An assessment of the effect of demobilization on the socio-economic aspects of female updf veterans in Wakiso district
Abstract
The demobilization program in Uganda affected 1,389 female veterans out of a total of 36,358 veterans that were honorably discharged from the NRA/UPDF in the period 1992-1995. The research set out to assess the effect of demobilization on the socio-economic aspects of female veterans in Wakiso district purposively selected because of its proximity to the city coupled with its rural based location. The study’s objectives included: establishment of whether there has been any specific government programmes on female veterans; to examine the relationship between demobilization and socio-economic aspects of female veterans, and to analyze how the civilian veterans have been accepted in civilian life by the community. The research focused on female veterans because little information is known about female veterans in the country. It covered 160 female veterans plus ten key informants making the total of 170 respondents. Qualitative and quantitative methods were used and findings from the study indicated that there has never been any specific government program targeting female veterans alone and few of them benefited from the general training by UVAB, the government body handling veterans’ matters.
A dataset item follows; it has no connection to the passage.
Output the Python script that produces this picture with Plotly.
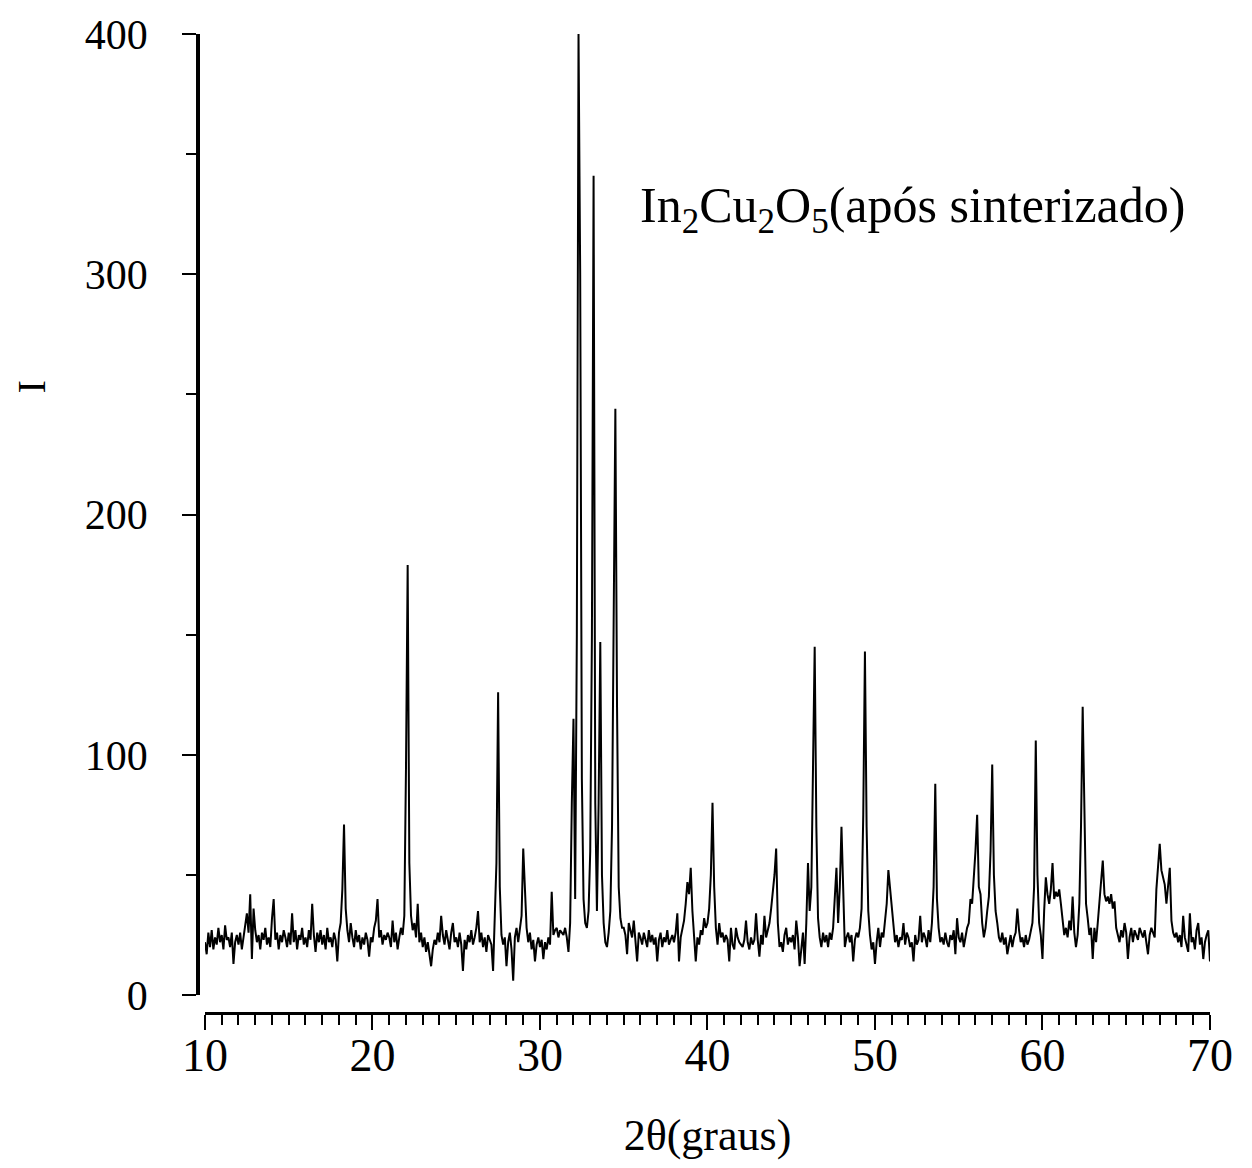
import plotly.graph_objects as go

# Intensity readings, 0.1 degree steps; each list covers one decade of 2theta
start_10, I_10_20 = 10.0, [
    22, 17, 26, 20, 27, 19, 24, 21, 28, 22,
    25, 19, 29, 23, 24, 20, 26, 13, 22, 25,
    21, 26, 19, 24, 30, 34, 26, 42, 15, 36,
    27, 22, 25, 19, 26, 23, 28, 21, 24, 20,
    32, 40, 23, 26, 19, 25, 22, 27, 24, 20,
    26, 21, 34, 22, 27, 19, 25, 23, 28, 21,
    24, 20, 27, 23, 38, 25, 18, 26, 22, 27,
    21, 25, 19, 28, 22, 24, 20, 26, 23, 14,
    26, 30, 44, 71, 36, 27, 22, 30, 24, 20,
    27, 22, 25, 19, 24, 21, 26, 23, 16, 24,
]
start_20, I_20_30 = 20.0, [
    22, 28, 31, 40, 24, 27, 21, 25, 23, 26,
    24, 20, 31, 22, 26, 19, 24, 28, 25, 33,
    95, 179, 55, 33, 27, 30, 24, 38, 22, 26,
    20, 24, 18, 22, 17, 12, 19, 23, 21, 26,
    22, 33, 25, 21, 27, 23, 19, 26, 30, 22,
    24, 20, 26, 21, 10, 23, 19, 25, 22, 27,
    21, 24, 28, 35, 22, 26, 20, 24, 18, 25,
    23, 21, 10, 30, 55, 126, 45, 25, 21, 24,
    12, 22, 26, 19, 6, 24, 28, 22, 27, 33,
    61, 42, 28, 22, 26, 19, 23, 14, 21, 24,
]
start_30, I_30_40 = 30.0, [
    20, 23, 15, 22, 19, 24, 21, 43, 25, 27,
    28, 24, 27, 26, 25, 28, 24, 18, 30, 80,
    115, 40, 150, 400, 300, 90, 40, 30, 28, 35,
    60, 150, 341, 80, 35, 80, 147, 50, 30, 22,
    20, 26, 35, 70, 170, 244, 120, 45, 32, 28,
    28, 25, 17, 30, 27, 24, 31, 22, 14, 26,
    24, 21, 26, 23, 20, 27, 22, 25, 21, 24,
    14, 23, 26, 20, 24, 22, 27, 21, 23, 25,
    22, 26, 34, 14, 24, 28, 31, 38, 47, 42,
    53, 35, 22, 14, 24, 21, 27, 25, 32, 28,
]
start_40, I_40_50 = 40.0, [
    30, 36, 50, 80, 45, 28, 21, 30, 24, 26,
    22, 25, 23, 14, 28, 21, 19, 28, 24, 22,
    21, 20, 23, 31, 22, 19, 24, 21, 23, 34,
    23, 16, 25, 21, 33, 24, 27, 30, 36, 42,
    50, 61, 30, 20, 22, 18, 25, 28, 21, 24,
    22, 25, 19, 31, 24, 12, 20, 26, 13, 30,
    55, 35, 45, 90, 145, 70, 32, 24, 20, 26,
    22, 25, 20, 26, 23, 28, 40, 53, 30, 45,
    70, 40, 20, 24, 26, 22, 25, 14, 23, 26,
    24, 28, 36, 75, 143, 70, 35, 25, 19, 22,
]
start_50, I_50_60 = 50.0, [
    13, 22, 28, 20, 26, 24, 30, 38, 52, 45,
    38, 28, 22, 25, 20, 24, 23, 30, 21, 26,
    24, 20, 22, 14, 25, 21, 23, 33, 22, 26,
    24, 20, 27, 22, 30, 45, 88, 40, 28, 22,
    24, 21, 26, 22, 20, 25, 23, 27, 17, 32,
    24, 22, 26, 20, 24, 28, 30, 40, 38, 48,
    60, 75, 45, 42, 30, 24, 28, 35, 41, 60,
    96, 50, 35, 30, 24, 22, 26, 21, 24, 17,
    22, 25, 20, 24, 26, 36, 27, 22, 24, 20,
    25, 21, 23, 26, 30, 45, 106, 50, 30, 25,
]
start_60, I_60_70 = 60.0, [
    15, 35, 49, 42, 38, 44, 55, 40, 43, 41,
    44, 38, 30, 25, 28, 24, 31, 27, 41, 26,
    20, 25, 38, 70, 120, 80, 38, 32, 25, 28,
    15, 28, 22, 30, 38, 45, 56, 42, 39, 41,
    38, 42, 36, 39, 28, 25, 22, 27, 24, 30,
    26, 15, 24, 28, 22, 27, 25, 23, 28, 26,
    24, 27, 22, 17, 25, 28, 26, 24, 44, 56,
    63, 52, 49, 46, 38, 45, 53, 31, 26, 24,
    26, 22, 25, 20, 33, 24, 21, 18, 34, 22,
    24, 19, 27, 30, 21, 24, 15, 22, 25, 27,
    14,
]

segments = [(start_10, I_10_20), (start_20, I_20_30), (start_30, I_30_40),
            (start_40, I_40_50), (start_50, I_50_60), (start_60, I_60_70)]
step = 0.1
two_theta, intensity = [], []
for s, vals in segments:
    for i, v in enumerate(vals):
        two_theta.append(round(s + i * step, 2))
        intensity.append(v)

x_ticks = [10, 20, 30, 40, 50, 60, 70]
y_ticks = [0, 100, 200, 300, 400]
label_text = "In<sub>2</sub>Cu<sub>2</sub>O<sub>5</sub>(após sinterizado)"
x_title = "2θ(graus)"
y_title = "I"

FONT = "Liberation Serif, Times New Roman, serif"

fig = go.Figure()
fig.add_trace(go.Scatter(x=two_theta, y=intensity, mode="lines",
                         line=dict(color="black", width=2),
                         showlegend=False, hoverinfo="skip"))

fig.add_annotation(x=35.85, y=327, xref="x", yref="y", text=label_text,
                   showarrow=False, xanchor="left", yanchor="middle",
                   font=dict(family=FONT, size=50, color="black"))

# y-axis title, placed where the reference puts it (above the axis middle)
fig.add_annotation(x=32, y=385, xref="paper", yref="paper", text=y_title,
                   showarrow=False, textangle=-90, xanchor="center", yanchor="middle",
                   font=dict(family=FONT, size=40, color="black"))
fig.layout.annotations[-1].update(x=(32 - 198) / 1014, y=(1013 - 385) / 983)

fig.update_layout(
    width=1252, height=1168,
    margin=dict(l=198, r=40, t=30, b=155),
    paper_bgcolor="white", plot_bgcolor="white",
    font=dict(family=FONT, color="black"),
    xaxis=dict(range=[10, 70], domain=[0.0069, 0.998], anchor="free", position=0,
               tickvals=x_ticks, ticktext=[str(v) for v in x_ticks],
               ticks="outside", ticklen=15, tickwidth=2, tickcolor="black",
               minor=dict(dtick=1, tick0=10, ticks="outside", ticklen=10,
                          tickwidth=1.5, tickcolor="black"),
               showline=True, linecolor="black", linewidth=3,
               showgrid=False, zeroline=False,
               tickfont=dict(family=FONT, size=46, color="black"),
               ticklabelstandoff=-14,
               title=dict(text=x_title, standoff=38,
                          font=dict(family=FONT, size=44, color="black"))),
    yaxis=dict(range=[0, 400], domain=[0.0183, 1], anchor="free", position=0,
               tickvals=y_ticks, ticktext=[str(v) for v in y_ticks],
               ticks="outside", ticklen=14, tickwidth=2, tickcolor="black",
               minor=dict(dtick=50, tick0=0, ticks="outside", ticklen=10,
                          tickwidth=1.5, tickcolor="black"),
               showline=True, linecolor="black", linewidth=3.5,
               showgrid=False, zeroline=False,
               tickfont=dict(family=FONT, size=42, color="black"),
               ticklabelstandoff=26),
)

fig.write_html("out.html")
It was also found out that female veterans have made themselves invisible given their low turn up for the general reintegration programmes although financial limitations on part of UVAB were cited as the major cause of failure to specifically them. The socio-economic aspects of the sample represent low literacy levels, a high percentage of single parents, and with a high death rate most of it from HIV and related illnesses. The economic activities of these female veterans were found to be poor with the majority engaged in small size businesses whose profitability was just adequate for the female veterans to exist, and the veterans have been unfavorably treated by the civilian community who marginalize them in real terms. The female veterans view themselves as worse off than the civilians and see this as grossly unfair considering that they liberated the country. In general the research found that the female veterans were a disgruntled group that advocate for a number of interventions to reverse their plight and have no kind words for government and feel community betrayal.
Similar research should be conducted in war affected areas; the coping mechanisms of wives of veterans needs to be undertaken; and a critical analysis of the demobilization and reintegration exercise in general needs to be done.